Since that pivotal year, we have been in transition from full employment (which was a historic anomaly limited to les trente glorieuses) towards a capital-biased economy with persistent high un- and under-employment. Globalisation and anti-union laws were the initial mechanisms for disempowering labour, but robots (and I'm using that word as shorthand for automation more generally) will be the dominant lever in the coming phase. If the expectations about the speed at which technology will displace labour (without providing new jobs at a sufficient replacement rate) are correct - i.e. that this is accelerating - then the last 35 years can be seen as the ideological preparation of the political terrain for a future in which many people are simply surplus to requirements - i.e. worthless in themselves (as labour) and not owning sufficient assets to generate significant consumption. The coming conflict will not be between people and robots, it will be between those who own robots and those who don't.

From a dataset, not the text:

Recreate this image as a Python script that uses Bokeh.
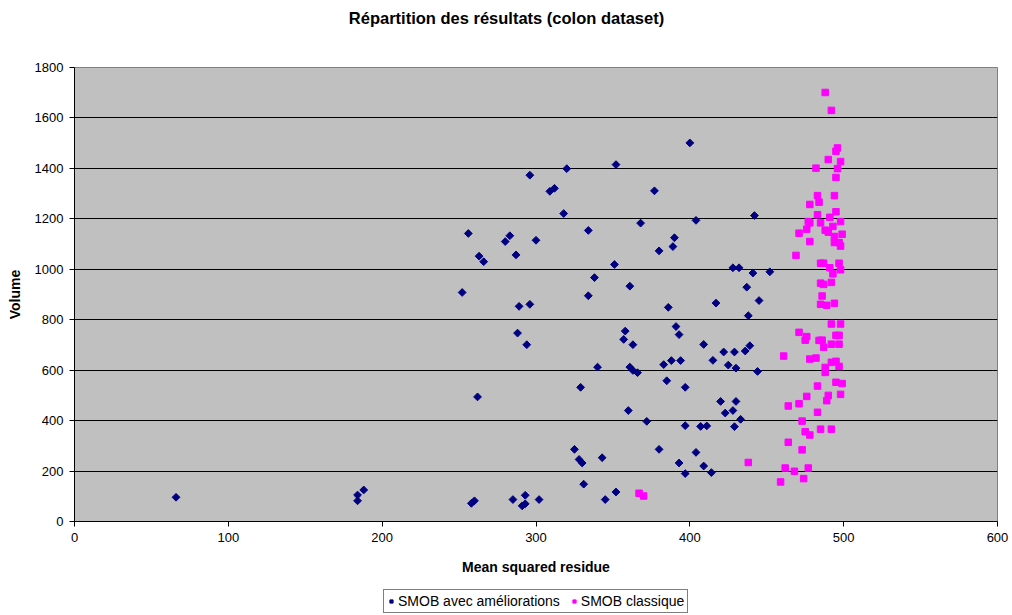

The DWP's exculpatory report was telling in its revelation of the use of personal improvement plans (PIPs) as a way of managing the behaviour of job centre staff and setting expectations. They "should be very clear about the consequences of an individual not fulfilling the personal responsibilities as a civil servant to administer the system in full". The point here is not that PIPs are the mechanism by which informal targets are set and enforced, but that the job centre worker is considered to be as suspect as a JSA claimant and thus equally deserving of coercion. This is in line with the ideological drift of the last 35 years. Back in the 70s, in keeping with the importance of "differentials" in pay-bargaining, recipients of unemployment benefit (who had paid NICs to deserve a higher rate) would often look down (admittedly not from a great height) on those on supplementary benefit. Today, all of the unemployed, and increasingly the disabled, are assumed to be skivers by default, while we are encouraged to see workers on low wages as scroungers if they get housing benefits above a certain level or are guilty of "over-breeding". Everyone who does not own capital is suspect.

Job centre staff are experiencing a work management regime that has become common among middle-tier clerical roles. Their work is increasingly proceduralised and rule-bound, and the latitude for personal judgement and interpretation is minimised. The goal is to reduce the role to one that can be fully automated. When robots do the job, the targets will be internalised within the software. At this point there will be no discernible difference between targets and expectations, but also no need to claim otherwise.